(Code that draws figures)
——
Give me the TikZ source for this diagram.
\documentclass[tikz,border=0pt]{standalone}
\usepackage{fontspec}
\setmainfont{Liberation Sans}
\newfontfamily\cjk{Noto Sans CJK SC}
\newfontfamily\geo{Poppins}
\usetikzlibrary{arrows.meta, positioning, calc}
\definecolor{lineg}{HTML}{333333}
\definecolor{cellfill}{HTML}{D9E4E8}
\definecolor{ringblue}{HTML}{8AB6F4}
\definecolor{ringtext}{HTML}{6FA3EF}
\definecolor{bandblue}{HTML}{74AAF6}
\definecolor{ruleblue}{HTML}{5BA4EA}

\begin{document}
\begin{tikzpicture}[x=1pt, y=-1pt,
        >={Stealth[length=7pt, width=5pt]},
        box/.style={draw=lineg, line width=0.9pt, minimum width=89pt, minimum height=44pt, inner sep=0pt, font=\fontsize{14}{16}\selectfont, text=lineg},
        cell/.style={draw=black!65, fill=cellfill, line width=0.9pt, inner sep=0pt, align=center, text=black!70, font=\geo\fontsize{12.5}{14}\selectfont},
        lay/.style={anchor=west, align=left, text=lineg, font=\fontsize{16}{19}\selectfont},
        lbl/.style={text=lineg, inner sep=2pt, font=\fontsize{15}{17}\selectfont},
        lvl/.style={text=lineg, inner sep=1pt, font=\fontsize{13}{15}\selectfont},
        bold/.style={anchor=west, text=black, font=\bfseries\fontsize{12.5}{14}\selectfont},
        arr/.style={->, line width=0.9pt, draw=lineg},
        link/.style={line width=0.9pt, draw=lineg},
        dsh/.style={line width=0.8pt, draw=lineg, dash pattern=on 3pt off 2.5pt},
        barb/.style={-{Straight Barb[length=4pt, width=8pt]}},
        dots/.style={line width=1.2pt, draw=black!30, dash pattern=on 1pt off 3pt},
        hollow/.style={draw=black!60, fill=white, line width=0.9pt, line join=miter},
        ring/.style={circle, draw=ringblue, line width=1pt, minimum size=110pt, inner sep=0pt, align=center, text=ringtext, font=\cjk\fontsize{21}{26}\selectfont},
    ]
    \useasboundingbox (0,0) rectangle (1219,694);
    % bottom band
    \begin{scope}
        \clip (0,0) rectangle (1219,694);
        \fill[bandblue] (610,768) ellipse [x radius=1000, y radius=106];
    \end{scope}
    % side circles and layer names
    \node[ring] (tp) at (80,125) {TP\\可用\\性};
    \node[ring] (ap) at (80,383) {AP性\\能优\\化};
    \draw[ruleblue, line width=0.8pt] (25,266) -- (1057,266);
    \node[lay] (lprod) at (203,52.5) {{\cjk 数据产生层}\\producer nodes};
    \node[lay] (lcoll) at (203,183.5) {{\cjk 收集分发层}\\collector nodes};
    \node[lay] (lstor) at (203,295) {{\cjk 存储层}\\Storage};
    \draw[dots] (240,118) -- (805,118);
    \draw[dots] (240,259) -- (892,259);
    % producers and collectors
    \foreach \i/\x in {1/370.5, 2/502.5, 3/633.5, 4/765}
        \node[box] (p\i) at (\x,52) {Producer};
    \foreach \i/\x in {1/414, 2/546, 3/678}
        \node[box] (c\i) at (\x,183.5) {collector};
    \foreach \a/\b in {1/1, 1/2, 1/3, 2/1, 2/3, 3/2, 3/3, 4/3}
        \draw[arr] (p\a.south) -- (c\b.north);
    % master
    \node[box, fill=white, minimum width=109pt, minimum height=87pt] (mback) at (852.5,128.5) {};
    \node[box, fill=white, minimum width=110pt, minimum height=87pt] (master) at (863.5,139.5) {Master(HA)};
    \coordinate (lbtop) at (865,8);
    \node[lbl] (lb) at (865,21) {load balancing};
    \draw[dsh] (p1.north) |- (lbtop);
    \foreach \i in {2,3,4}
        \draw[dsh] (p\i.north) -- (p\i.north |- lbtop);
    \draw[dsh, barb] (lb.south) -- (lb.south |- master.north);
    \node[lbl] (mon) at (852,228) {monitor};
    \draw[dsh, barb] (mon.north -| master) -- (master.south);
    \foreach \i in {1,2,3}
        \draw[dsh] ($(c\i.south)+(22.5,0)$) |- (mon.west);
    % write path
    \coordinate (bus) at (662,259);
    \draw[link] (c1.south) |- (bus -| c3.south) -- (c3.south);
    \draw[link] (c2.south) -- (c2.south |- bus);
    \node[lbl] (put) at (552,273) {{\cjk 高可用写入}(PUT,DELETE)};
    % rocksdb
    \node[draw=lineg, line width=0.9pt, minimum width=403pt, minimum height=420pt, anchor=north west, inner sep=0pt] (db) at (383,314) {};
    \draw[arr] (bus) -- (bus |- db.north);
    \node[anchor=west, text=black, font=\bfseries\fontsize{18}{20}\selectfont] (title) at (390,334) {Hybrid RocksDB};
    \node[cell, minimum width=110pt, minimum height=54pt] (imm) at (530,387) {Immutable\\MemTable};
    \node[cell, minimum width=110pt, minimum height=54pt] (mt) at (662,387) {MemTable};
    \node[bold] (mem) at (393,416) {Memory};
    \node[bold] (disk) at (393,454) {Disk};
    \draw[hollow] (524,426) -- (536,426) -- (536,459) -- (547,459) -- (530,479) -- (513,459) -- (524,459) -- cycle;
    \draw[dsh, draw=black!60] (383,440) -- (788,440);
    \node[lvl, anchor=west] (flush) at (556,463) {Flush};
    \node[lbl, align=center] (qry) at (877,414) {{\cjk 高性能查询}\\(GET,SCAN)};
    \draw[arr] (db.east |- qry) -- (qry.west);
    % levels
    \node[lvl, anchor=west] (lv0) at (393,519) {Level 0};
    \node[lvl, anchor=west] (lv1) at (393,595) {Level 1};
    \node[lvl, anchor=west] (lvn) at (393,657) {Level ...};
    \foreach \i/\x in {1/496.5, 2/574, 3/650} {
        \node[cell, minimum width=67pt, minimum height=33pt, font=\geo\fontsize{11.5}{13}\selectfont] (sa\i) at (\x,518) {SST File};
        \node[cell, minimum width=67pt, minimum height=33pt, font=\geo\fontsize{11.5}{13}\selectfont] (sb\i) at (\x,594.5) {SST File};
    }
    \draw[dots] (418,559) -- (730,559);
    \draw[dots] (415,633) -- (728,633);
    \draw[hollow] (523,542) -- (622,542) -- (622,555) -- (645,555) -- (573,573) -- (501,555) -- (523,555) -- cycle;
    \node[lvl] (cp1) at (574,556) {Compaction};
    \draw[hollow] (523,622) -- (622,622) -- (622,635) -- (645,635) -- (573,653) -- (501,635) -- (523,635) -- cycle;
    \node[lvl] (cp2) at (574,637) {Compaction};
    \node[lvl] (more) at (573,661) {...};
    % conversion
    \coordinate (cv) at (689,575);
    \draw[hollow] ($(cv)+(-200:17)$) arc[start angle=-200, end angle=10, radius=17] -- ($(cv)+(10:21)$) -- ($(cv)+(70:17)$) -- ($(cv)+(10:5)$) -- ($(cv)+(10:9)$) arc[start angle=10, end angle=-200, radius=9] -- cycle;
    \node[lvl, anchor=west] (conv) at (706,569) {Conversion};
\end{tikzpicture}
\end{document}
——
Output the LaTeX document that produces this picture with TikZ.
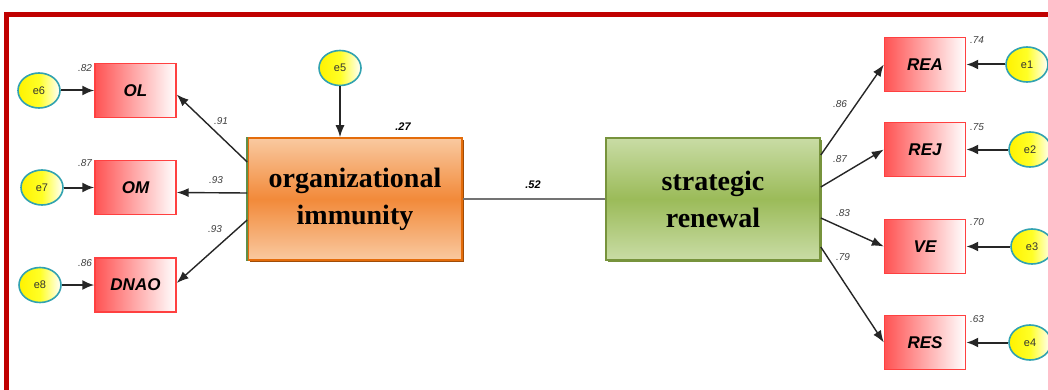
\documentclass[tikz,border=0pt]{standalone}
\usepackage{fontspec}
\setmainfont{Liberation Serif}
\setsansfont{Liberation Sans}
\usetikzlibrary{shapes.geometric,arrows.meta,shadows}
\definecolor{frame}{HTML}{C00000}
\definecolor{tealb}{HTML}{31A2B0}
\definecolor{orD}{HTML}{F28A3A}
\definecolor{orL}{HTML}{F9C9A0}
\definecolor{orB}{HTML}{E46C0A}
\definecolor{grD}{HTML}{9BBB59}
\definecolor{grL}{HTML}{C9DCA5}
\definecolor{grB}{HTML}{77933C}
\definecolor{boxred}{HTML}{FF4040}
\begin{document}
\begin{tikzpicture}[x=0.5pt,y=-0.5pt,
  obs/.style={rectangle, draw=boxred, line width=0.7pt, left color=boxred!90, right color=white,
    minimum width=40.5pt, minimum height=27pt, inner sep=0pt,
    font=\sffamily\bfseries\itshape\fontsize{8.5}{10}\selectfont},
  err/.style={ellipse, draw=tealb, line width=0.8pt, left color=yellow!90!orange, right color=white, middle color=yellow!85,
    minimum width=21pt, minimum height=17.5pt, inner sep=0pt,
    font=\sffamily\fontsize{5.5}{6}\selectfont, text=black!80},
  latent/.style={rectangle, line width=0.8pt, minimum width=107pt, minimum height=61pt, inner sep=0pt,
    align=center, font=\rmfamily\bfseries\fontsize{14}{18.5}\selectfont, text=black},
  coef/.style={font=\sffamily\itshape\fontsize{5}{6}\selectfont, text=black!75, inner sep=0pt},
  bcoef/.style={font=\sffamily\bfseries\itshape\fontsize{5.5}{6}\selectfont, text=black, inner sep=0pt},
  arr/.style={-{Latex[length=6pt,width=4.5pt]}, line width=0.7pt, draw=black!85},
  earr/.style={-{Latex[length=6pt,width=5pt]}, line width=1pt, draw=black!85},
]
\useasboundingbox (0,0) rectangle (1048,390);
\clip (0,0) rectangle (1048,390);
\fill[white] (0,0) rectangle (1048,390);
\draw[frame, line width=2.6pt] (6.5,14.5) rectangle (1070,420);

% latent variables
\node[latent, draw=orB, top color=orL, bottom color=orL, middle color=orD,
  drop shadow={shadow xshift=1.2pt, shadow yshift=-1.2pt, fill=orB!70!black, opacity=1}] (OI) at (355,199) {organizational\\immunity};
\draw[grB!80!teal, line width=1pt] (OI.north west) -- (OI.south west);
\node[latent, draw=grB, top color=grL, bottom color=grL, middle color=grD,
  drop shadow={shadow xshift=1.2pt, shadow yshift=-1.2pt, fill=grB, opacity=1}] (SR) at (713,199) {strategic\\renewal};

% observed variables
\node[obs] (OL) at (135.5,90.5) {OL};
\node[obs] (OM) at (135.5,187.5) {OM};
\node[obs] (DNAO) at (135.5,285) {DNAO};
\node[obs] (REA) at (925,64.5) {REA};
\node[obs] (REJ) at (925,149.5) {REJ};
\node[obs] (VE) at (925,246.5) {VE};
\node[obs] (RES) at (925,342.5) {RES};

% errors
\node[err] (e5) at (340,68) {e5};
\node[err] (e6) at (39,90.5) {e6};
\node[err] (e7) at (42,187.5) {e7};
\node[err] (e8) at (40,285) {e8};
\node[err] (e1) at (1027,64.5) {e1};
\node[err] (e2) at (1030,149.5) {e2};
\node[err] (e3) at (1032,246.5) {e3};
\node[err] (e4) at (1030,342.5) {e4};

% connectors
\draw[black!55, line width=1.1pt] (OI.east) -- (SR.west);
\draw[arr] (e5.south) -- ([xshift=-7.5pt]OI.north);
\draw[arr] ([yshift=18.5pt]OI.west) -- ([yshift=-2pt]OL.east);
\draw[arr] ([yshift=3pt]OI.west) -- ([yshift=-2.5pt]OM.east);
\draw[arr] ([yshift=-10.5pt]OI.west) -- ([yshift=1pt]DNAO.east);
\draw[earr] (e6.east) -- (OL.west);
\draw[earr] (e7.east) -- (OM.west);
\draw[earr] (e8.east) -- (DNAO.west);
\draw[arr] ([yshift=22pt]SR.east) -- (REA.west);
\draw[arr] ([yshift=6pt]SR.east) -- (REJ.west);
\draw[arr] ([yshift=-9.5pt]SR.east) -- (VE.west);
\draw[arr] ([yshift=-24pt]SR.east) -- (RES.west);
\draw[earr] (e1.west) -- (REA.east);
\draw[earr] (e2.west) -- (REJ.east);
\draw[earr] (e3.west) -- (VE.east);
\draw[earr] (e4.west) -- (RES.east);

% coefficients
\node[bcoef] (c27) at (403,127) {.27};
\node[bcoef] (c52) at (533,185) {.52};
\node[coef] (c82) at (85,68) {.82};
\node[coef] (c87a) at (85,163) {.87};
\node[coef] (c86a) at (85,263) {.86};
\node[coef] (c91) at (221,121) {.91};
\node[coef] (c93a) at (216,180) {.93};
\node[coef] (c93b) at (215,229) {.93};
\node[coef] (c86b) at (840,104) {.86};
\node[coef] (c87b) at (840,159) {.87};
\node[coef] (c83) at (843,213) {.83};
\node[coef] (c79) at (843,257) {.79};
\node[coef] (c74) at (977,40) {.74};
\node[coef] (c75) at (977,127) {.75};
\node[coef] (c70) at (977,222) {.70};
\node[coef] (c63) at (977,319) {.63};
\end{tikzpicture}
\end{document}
——
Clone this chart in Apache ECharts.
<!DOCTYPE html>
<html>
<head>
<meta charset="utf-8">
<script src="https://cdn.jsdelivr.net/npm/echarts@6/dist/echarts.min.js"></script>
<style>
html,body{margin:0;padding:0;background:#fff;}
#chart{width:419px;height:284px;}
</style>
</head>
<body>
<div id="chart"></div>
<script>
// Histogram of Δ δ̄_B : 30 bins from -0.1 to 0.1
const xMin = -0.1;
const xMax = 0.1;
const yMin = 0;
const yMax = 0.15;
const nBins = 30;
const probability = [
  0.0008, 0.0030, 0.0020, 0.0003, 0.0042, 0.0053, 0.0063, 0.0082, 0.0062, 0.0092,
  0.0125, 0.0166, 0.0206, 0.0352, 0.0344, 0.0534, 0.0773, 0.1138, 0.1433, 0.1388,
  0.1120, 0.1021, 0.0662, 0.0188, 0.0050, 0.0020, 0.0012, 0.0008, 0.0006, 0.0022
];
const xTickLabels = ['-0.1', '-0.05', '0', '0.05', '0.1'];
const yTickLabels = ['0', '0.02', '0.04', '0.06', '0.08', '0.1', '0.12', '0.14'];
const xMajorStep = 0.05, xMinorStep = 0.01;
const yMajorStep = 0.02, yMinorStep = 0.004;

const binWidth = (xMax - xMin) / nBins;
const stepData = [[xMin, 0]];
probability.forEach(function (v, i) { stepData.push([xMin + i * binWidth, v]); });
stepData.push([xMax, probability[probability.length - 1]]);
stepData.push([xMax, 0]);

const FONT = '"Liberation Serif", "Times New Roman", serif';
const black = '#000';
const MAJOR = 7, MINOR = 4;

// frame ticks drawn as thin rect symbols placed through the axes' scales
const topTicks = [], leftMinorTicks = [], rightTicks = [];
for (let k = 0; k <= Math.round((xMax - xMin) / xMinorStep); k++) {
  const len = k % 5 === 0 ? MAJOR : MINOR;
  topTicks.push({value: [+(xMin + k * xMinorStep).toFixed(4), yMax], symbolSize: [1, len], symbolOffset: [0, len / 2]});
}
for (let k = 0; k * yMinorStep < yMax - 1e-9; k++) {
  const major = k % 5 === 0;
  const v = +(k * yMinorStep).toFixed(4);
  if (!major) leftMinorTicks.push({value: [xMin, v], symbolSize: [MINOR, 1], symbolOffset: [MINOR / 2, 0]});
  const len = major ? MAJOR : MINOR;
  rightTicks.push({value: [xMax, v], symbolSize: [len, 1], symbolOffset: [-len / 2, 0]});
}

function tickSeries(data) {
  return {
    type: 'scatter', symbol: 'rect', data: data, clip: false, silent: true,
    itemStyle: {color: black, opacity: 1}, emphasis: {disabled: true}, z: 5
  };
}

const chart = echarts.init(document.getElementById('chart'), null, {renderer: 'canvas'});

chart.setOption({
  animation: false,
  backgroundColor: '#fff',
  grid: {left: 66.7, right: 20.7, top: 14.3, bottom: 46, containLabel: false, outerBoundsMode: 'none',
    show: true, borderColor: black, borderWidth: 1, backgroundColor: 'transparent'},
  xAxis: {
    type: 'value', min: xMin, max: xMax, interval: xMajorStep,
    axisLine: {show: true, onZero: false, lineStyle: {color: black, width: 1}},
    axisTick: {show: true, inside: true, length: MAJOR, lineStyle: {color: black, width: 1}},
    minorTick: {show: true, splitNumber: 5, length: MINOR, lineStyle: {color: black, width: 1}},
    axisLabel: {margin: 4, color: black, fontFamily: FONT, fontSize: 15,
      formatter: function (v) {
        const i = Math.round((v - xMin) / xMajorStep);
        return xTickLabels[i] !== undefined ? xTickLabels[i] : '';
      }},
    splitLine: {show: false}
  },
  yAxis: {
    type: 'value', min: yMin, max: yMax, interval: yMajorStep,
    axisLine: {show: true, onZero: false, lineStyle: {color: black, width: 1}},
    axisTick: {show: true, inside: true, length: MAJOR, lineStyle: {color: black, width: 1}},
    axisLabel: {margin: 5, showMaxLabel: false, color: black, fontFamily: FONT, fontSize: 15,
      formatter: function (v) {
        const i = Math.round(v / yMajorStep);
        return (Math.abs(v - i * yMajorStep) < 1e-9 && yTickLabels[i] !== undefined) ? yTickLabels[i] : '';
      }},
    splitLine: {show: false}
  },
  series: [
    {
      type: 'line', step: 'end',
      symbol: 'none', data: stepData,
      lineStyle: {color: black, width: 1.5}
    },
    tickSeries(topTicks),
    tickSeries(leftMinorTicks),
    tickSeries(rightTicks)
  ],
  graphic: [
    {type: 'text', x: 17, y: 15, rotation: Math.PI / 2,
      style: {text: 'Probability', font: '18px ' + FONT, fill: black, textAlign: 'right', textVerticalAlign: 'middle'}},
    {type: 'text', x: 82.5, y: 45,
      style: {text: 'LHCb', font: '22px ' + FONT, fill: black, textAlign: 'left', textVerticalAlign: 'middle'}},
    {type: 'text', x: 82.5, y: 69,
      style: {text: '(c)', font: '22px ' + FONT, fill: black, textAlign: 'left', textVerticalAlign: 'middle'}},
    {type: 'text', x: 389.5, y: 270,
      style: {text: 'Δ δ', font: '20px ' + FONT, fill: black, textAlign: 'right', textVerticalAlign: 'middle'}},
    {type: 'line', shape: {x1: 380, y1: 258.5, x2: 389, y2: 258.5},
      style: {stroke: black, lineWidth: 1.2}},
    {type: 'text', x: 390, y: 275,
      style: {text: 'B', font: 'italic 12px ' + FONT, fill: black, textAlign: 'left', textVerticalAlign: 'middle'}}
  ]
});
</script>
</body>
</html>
——
● REQUIRED WORK: Both the line with "Output the LaTeX" and the line with "(6.5,14.5) rectangle (1070,420);" are included: reproduce them and every line between, exactly, with pictures omitted.

● RESULT OF THE EXERCISE:
Output the LaTeX document that produces this picture with TikZ.
\documentclass[tikz,border=0pt]{standalone}
\usepackage{fontspec}
\setmainfont{Liberation Serif}
\setsansfont{Liberation Sans}
\usetikzlibrary{shapes.geometric,arrows.meta,shadows}
\definecolor{frame}{HTML}{C00000}
\definecolor{tealb}{HTML}{31A2B0}
\definecolor{orD}{HTML}{F28A3A}
\definecolor{orL}{HTML}{F9C9A0}
\definecolor{orB}{HTML}{E46C0A}
\definecolor{grD}{HTML}{9BBB59}
\definecolor{grL}{HTML}{C9DCA5}
\definecolor{grB}{HTML}{77933C}
\definecolor{boxred}{HTML}{FF4040}
\begin{document}
\begin{tikzpicture}[x=0.5pt,y=-0.5pt,
  obs/.style={rectangle, draw=boxred, line width=0.7pt, left color=boxred!90, right color=white,
    minimum width=40.5pt, minimum height=27pt, inner sep=0pt,
    font=\sffamily\bfseries\itshape\fontsize{8.5}{10}\selectfont},
  err/.style={ellipse, draw=tealb, line width=0.8pt, left color=yellow!90!orange, right color=white, middle color=yellow!85,
    minimum width=21pt, minimum height=17.5pt, inner sep=0pt,
    font=\sffamily\fontsize{5.5}{6}\selectfont, text=black!80},
  latent/.style={rectangle, line width=0.8pt, minimum width=107pt, minimum height=61pt, inner sep=0pt,
    align=center, font=\rmfamily\bfseries\fontsize{14}{18.5}\selectfont, text=black},
  coef/.style={font=\sffamily\itshape\fontsize{5}{6}\selectfont, text=black!75, inner sep=0pt},
  bcoef/.style={font=\sffamily\bfseries\itshape\fontsize{5.5}{6}\selectfont, text=black, inner sep=0pt},
  arr/.style={-{Latex[length=6pt,width=4.5pt]}, line width=0.7pt, draw=black!85},
  earr/.style={-{Latex[length=6pt,width=5pt]}, line width=1pt, draw=black!85},
]
\useasboundingbox (0,0) rectangle (1048,390);
\clip (0,0) rectangle (1048,390);
\fill[white] (0,0) rectangle (1048,390);
\draw[frame, line width=2.6pt] (6.5,14.5) rectangle (1070,420);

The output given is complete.